▸ WHAT YOU HAVE TO DO
Every line that contains the word "with" should be copied out.

--*--

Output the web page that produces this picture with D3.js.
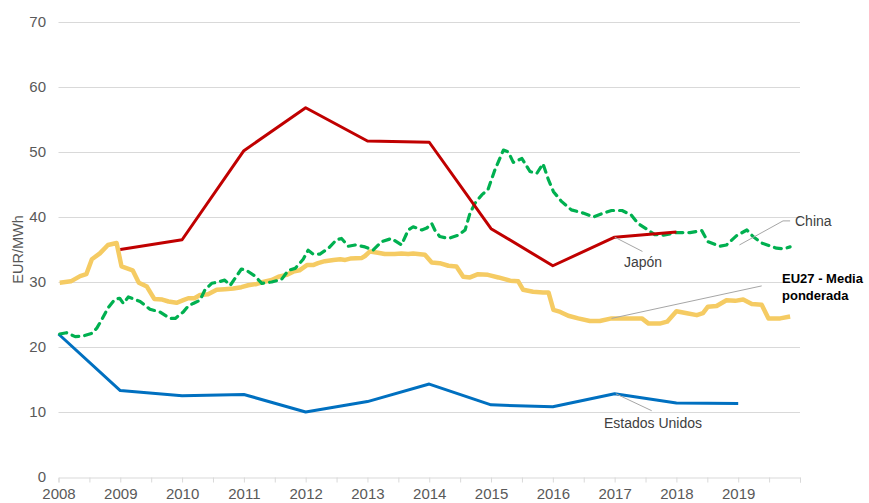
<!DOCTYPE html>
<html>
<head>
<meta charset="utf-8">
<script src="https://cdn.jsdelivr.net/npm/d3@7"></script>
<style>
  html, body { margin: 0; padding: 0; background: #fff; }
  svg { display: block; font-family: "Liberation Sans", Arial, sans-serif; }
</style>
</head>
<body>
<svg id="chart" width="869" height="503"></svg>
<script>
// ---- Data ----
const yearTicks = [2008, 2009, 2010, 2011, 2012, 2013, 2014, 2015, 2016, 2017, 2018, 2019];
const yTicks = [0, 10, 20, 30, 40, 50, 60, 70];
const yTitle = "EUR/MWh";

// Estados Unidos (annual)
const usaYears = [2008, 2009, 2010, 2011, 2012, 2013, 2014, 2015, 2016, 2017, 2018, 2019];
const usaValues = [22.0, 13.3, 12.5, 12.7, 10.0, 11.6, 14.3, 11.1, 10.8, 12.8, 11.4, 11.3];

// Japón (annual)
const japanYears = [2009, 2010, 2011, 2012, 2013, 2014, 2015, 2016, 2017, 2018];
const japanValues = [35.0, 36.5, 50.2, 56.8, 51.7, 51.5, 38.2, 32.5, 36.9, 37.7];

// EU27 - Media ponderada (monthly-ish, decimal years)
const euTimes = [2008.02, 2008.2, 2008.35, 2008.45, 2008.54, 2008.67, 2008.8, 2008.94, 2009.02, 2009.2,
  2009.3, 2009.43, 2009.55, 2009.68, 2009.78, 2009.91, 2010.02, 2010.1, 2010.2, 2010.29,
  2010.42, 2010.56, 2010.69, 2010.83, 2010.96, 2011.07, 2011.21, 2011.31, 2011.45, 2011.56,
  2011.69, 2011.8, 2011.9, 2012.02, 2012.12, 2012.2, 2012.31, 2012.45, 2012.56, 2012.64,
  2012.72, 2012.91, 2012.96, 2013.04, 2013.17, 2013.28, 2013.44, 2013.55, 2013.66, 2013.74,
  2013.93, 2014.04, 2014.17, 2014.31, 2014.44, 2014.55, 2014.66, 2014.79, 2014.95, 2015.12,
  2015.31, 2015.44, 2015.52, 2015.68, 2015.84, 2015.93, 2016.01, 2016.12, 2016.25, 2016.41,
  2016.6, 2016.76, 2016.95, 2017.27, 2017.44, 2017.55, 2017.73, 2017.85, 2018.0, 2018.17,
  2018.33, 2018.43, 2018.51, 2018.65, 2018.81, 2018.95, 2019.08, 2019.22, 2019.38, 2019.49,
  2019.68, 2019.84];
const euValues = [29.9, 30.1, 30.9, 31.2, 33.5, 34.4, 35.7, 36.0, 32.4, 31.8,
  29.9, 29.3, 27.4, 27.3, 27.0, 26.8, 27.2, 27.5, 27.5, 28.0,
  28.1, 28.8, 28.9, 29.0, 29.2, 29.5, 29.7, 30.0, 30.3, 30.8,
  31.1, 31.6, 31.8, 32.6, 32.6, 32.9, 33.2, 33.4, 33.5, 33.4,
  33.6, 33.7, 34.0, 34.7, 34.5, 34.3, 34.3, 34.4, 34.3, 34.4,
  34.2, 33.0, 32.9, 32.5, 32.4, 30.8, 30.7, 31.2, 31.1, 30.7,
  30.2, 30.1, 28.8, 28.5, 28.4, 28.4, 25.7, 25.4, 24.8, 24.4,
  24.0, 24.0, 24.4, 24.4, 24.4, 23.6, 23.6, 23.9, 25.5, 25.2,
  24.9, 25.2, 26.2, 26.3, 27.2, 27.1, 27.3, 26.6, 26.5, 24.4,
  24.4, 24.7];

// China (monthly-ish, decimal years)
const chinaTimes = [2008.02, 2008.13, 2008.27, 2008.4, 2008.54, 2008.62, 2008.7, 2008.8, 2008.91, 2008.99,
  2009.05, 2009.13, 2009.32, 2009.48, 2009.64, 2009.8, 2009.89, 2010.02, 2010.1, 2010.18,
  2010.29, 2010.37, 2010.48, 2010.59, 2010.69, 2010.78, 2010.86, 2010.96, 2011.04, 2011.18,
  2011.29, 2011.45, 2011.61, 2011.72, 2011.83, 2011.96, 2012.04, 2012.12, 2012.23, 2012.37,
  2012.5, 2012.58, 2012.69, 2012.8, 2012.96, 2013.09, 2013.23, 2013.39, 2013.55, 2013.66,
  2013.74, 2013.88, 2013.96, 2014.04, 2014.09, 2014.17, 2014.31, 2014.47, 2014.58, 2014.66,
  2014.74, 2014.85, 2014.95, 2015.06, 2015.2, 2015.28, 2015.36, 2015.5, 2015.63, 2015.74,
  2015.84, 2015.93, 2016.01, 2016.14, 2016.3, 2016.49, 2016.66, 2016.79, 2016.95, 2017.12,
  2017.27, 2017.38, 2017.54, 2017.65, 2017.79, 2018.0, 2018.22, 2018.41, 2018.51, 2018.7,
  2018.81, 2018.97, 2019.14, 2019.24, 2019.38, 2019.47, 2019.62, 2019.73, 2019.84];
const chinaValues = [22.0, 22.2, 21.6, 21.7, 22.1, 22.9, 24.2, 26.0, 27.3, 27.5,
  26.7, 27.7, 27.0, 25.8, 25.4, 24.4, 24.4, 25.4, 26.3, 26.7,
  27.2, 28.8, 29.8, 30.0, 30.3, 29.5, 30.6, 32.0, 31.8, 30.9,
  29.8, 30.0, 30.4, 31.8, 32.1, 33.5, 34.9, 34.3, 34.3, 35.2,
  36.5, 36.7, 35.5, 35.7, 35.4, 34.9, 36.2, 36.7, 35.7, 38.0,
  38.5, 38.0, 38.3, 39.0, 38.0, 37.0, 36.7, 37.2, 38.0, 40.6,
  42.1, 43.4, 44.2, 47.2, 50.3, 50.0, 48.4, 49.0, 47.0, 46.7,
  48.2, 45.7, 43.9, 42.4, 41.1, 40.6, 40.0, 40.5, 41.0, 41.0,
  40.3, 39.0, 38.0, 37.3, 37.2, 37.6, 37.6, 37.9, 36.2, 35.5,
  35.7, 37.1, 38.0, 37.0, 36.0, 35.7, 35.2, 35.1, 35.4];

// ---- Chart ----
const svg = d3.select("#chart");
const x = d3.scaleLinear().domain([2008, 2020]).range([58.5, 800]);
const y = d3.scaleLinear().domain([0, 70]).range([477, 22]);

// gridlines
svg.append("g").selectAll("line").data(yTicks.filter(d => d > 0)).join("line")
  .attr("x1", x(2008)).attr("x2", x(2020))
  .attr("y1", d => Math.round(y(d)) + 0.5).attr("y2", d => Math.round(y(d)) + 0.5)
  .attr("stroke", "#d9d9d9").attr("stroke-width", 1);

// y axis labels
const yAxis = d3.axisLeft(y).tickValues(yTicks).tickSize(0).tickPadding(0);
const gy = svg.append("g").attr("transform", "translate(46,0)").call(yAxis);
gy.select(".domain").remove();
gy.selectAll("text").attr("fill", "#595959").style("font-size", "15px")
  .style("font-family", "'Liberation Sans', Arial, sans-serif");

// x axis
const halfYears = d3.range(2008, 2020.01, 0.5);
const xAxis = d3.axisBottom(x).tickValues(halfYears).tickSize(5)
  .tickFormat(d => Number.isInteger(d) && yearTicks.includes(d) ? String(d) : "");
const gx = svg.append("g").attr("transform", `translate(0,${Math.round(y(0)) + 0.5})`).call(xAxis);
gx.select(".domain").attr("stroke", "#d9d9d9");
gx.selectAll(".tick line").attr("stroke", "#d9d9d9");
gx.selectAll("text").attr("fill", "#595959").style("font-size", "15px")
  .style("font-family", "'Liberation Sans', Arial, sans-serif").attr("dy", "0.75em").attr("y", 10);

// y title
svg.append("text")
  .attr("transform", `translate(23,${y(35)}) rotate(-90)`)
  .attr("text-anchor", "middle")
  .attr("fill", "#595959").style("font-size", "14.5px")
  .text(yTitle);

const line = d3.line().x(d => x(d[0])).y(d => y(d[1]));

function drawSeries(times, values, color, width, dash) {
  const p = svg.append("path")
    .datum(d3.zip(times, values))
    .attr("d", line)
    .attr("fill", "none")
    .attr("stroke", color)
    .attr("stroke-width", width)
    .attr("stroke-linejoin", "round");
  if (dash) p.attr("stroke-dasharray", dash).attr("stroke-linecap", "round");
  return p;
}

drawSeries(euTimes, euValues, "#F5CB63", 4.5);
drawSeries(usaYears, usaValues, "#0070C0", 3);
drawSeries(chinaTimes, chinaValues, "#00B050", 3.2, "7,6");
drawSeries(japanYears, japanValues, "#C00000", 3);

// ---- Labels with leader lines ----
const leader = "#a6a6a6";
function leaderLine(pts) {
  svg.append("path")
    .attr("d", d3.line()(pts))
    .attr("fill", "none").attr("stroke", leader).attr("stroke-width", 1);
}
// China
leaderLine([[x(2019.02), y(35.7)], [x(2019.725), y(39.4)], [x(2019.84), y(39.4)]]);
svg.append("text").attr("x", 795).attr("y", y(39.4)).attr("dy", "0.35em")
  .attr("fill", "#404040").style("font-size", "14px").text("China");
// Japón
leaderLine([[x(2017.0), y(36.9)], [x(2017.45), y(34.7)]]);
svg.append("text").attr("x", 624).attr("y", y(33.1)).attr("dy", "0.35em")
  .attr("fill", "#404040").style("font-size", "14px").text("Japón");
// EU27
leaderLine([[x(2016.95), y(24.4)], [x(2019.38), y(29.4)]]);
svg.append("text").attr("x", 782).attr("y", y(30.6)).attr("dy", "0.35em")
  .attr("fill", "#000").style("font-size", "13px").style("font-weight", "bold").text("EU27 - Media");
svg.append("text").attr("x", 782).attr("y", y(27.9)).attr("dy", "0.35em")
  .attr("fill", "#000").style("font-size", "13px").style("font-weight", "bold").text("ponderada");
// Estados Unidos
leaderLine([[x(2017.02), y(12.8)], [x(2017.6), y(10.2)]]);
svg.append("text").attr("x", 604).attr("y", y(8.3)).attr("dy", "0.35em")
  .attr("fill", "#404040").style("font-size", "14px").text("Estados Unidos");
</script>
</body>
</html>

--*--

▸ SOLUTION FOR THIS PROBLEM
Output the web page that produces this picture with D3.js.
// ---- Labels with leader lines ----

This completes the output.